アルカリ電解水を切削液として使用するデメリット

実際に弊社で導入して、なかなか良いなと思いご紹介したアルカリ電解水の切削液ですが、もちろんデメリットもありますのでお伝えしておきます。

それは防錆性です。

 

アルカリ電解水なんですが、一週間とか時間が経過すると切削液のpHが中性に寄ってきます。

アルカリ性の状態だと、酸化の心配は不要なんですけど中性になってしまうと錆の問題が発生しますので、定期的(できれば1週間に1回)はリトマス紙などでpHの確認はしておいた方がいいです。

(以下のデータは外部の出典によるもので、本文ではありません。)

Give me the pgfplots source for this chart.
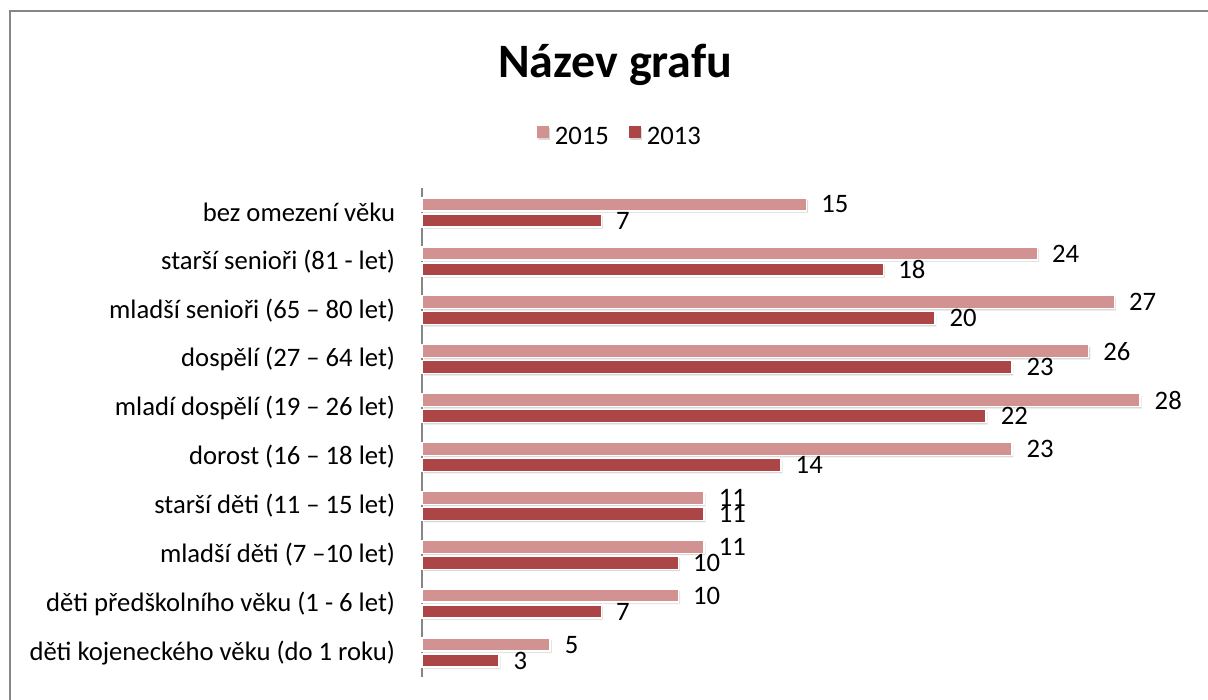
\documentclass[border=0pt]{standalone}
\usepackage{pgfplots}
\pgfplotsset{compat=1.18}
\usepackage{fontspec}
\setmainfont{Carlito}
\usetikzlibrary{shadows}
\definecolor{c15}{RGB}{211,146,146}
\definecolor{c13}{RGB}{172,70,70}
\definecolor{framec}{RGB}{134,134,134}
\begin{document}
\begin{tikzpicture}[x=0.75pt,y=0.75pt]
\useasboundingbox (0,0) rectangle (1208,700);
\draw[framec, line width=1.5pt] (9.5,0) -- (9.5,688.5) -- (1208,688.5);
\begin{axis}[
  at={(316.5pt,17.25pt)}, anchor=south west,
  scale only axis, width=538.5pt, height=366.75pt,
  xbar, bar width=9.75pt,
  xmin=0, xmax=28, ymin=-0.5, ymax=9.5,
  axis x line=none, axis y line*=left,
  axis line style={-, framec, line width=1.5pt},
  ytick={0,...,9},
  yticklabels={děti kojeneckého věku (do 1 roku), děti předškolního věku (1 - 6 let), mladší děti (7 –10 let), starší děti (11 – 15 let), dorost (16 – 18 let), mladí dospělí (19 – 26 let), dospělí (27 – 64 let), mladší senioři (65 – 80 let), starší senioři (81 - let), bez omezení věku},
  major tick length=0pt,
  yticklabel style={anchor=east, inner sep=0pt, xshift=-20pt, font=\fontsize{20}{24}\selectfont},
  clip=false,
  nodes near coords,
  /pgf/number format/assume math mode=true,
  nodes near coords style={anchor=west, inner sep=0pt, xshift=10.5pt, font=\fontsize{20}{24}\selectfont, text=black},
  every axis plot/.append style={draw=white, line width=1.1pt, drop shadow={shadow xshift=1.2pt, shadow yshift=-1.5pt, opacity=0.3}},
  title={Název grafu},
  title style={at={(0.269,1.236)}, anchor=center, font=\fontsize{36}{40}\selectfont\bfseries},
  legend style={at={(0.276,1.104)}, anchor=center, draw=none, legend columns=2, font=\fontsize{20}{24}\selectfont,
    /tikz/every odd column/.append style={column sep=2.5pt},
    /tikz/every even column/.append style={column sep=13pt}},
  legend image code/.code={\fill[#1, draw=none] (0pt,-1pt) rectangle (9pt,8pt);},
]
\addplot[fill=c15, bar shift=6pt] coordinates {(5,0) (10,1) (11,2) (11,3) (23,4) (28,5) (26,6) (27,7) (24,8) (15,9)};
\addlegendentry{2015}
\addplot[fill=c13, bar shift=-6pt] coordinates {(3,0) (7,1) (10,2) (11,3) (14,4) (22,5) (23,6) (20,7) (18,8) (7,9)};
\addlegendentry{2013}
\end{axis}
\end{tikzpicture}
\end{document}
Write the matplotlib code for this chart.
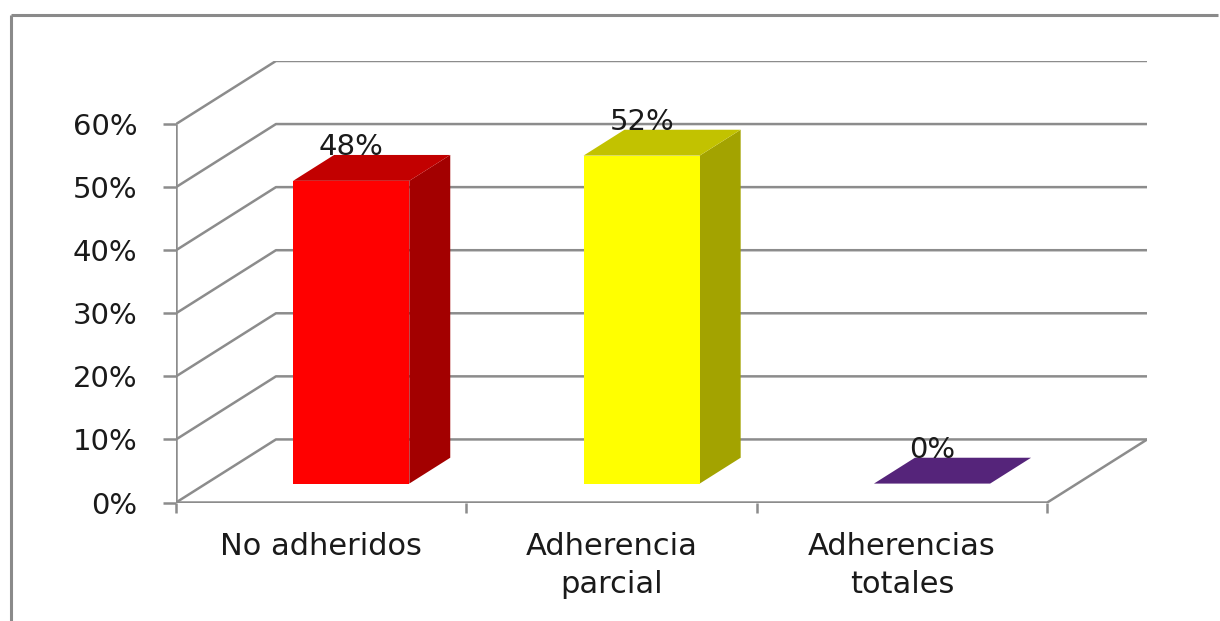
"""
Excel style 3D column chart: adherencia
"""
import matplotlib
matplotlib.use("Agg")
import matplotlib.pyplot as plt
from matplotlib.colors import to_rgb
from matplotlib.lines import Line2D
from matplotlib.patches import Polygon

categories = ["No adheridos", "Adherencia\nparcial", "Adherencias\ntotales"]
values = [0.48, 0.52, 0.0]
value_labels = ["48%", "52%", "0%"]
fills = ["#ff0000", "#ffff00", "#7030a0"]
ticks = [0, 0.1, 0.2, 0.3, 0.4, 0.5, 0.6]
tick_labels = ["0%", "10%", "20%", "30%", "40%", "50%", "60%"]

# depth of the box (data units), and where a column sits inside it
DX, DY = 0.344, 0.1
F1, F2 = 0.30, 0.71
W = 0.40
GRAY = "#8c8c8c"
TXT = "#1a1a1a"


def shade(color, k):
    r, g, b = to_rgb(color)
    return (r * k, g * k, b * k)


def walls(ax, n):
    line = dict(color=GRAY, lw=1.8, solid_capstyle="butt", zorder=1)
    for t in ticks:
        ax.plot([0, DX, n + DX], [t, t + DY, t + DY], **line)
    ax.plot([0, n, n + DX], [0, 0, DY], **line)
    ax.plot([0, 0], [0, ticks[-1]], **line)


def column(ax, x, v, color):
    x0, x1 = x - W / 2, x + W / 2

    def p(xx, d, yy):
        return (xx + d * DX, yy + d * DY)

    front = [p(x0, F1, 0), p(x1, F1, 0), p(x1, F1, v), p(x0, F1, v)]
    top = [p(x0, F1, v), p(x1, F1, v), p(x1, F2, v), p(x0, F2, v)]
    side = [p(x1, F1, 0), p(x1, F2, 0), p(x1, F2, v), p(x1, F1, v)]
    ax.add_patch(Polygon(side, closed=True, fc=shade(color, 0.64), lw=0, zorder=3))
    ax.add_patch(Polygon(front, closed=True, fc=color, lw=0, zorder=3))
    ax.add_patch(Polygon(top, closed=True, fc=shade(color, 0.76), lw=0, zorder=4))


def main():
    n = len(categories)
    fig = plt.figure(figsize=(12.2, 6.21), dpi=100)
    ax = fig.add_axes([0.1443, 0.1908, 0.9403 - 0.1443, 0.9018 - 0.1908])
    ax.set_xlim(0, n + DX)
    ax.set_ylim(0, 0.7)
    for s in ax.spines.values():
        s.set_visible(False)

    walls(ax, n)
    for i, v in enumerate(values):
        column(ax, i + 0.5, v, fills[i])
        ax.text(i + 0.5 + F1 * DX, v + F2 * DY, value_labels[i], ha="center",
                va="baseline", fontsize=21, color=TXT, zorder=5)

    ax.set_yticks(ticks, tick_labels)
    ax.tick_params(axis="y", length=9.4, width=1.8, color=GRAY, pad=18.5,
                   labelsize=21, labelcolor=TXT)

    ax.set_xticks(range(n + 1), [""] * (n + 1))
    ax.set_xticks([i + 0.5 for i in range(n)], categories, minor=True)
    ax.tick_params(axis="x", which="major", length=7, width=1.8, color=GRAY)
    ax.tick_params(axis="x", which="minor", length=0, pad=21,
                   labelsize=22, labelcolor=TXT)
    for lab in ax.get_xticklabels(minor=True):
        lab.set_linespacing(1.4)

    # chart area frame
    bx, by = 11 / 1220, 1 - 14.7 / 621
    fig.add_artist(Line2D([bx, 1218 / 1220], [by, by], transform=fig.transFigure,
                          color="#8a8a8a", lw=2.2, solid_capstyle="butt"))
    fig.add_artist(Line2D([bx, bx], [0.0, by], transform=fig.transFigure,
                          color="#8a8a8a", lw=2.2, solid_capstyle="butt"))

    fig.savefig("out.png", dpi=100)


if __name__ == "__main__":
    main()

アマゾンで500円以下で安く購入できるので、弊社ではそれを利用しています。

 

デメリットと言えばこれくらいかなと思います。

価格は実際に使用する量(購入頻度)によって、会社ごとに差異はあると思いますから懸念材料には含まないですし、廃油の問題が無い(使用していると自然蒸発していくから)のも有難いです。

 

切削液に入れるアルカリ電解水はどこで購入するべきか?どこに相談したらいい?

まさかコンビニやドラッグストアでアルカリ電解水を探してきて切削液に混ぜる・・・なんてできないです。

切削液に入れるアルカリ電解水については、私の知り合いが取り扱っていますので紹介しておきます。

 

愛知県にある株式会社andmarkという会社ですが、トヨタ系の部品商社としても営業されている会社さんです。

アルカリ電解水を取り扱っておられて、地元では少しずつその効果と経済性から普及しつつあるようです。

「有限会社平野製作所の平野から聞いたよ」と言えば、それなりに良くしてくれると思います(笑)

質問だけでも聞いてくれます。

 

まとめ

金属加工において水溶性切削液の腐敗臭は避けられない問題ですが、適切な管理方法を取り入れることで防ぐことができます。

切削液の品質低下や作業員の健康への影響を最小限に抑え、安全かつ効率的な金属加工を行うためにも、切削液の管理には十分に注意しましょう。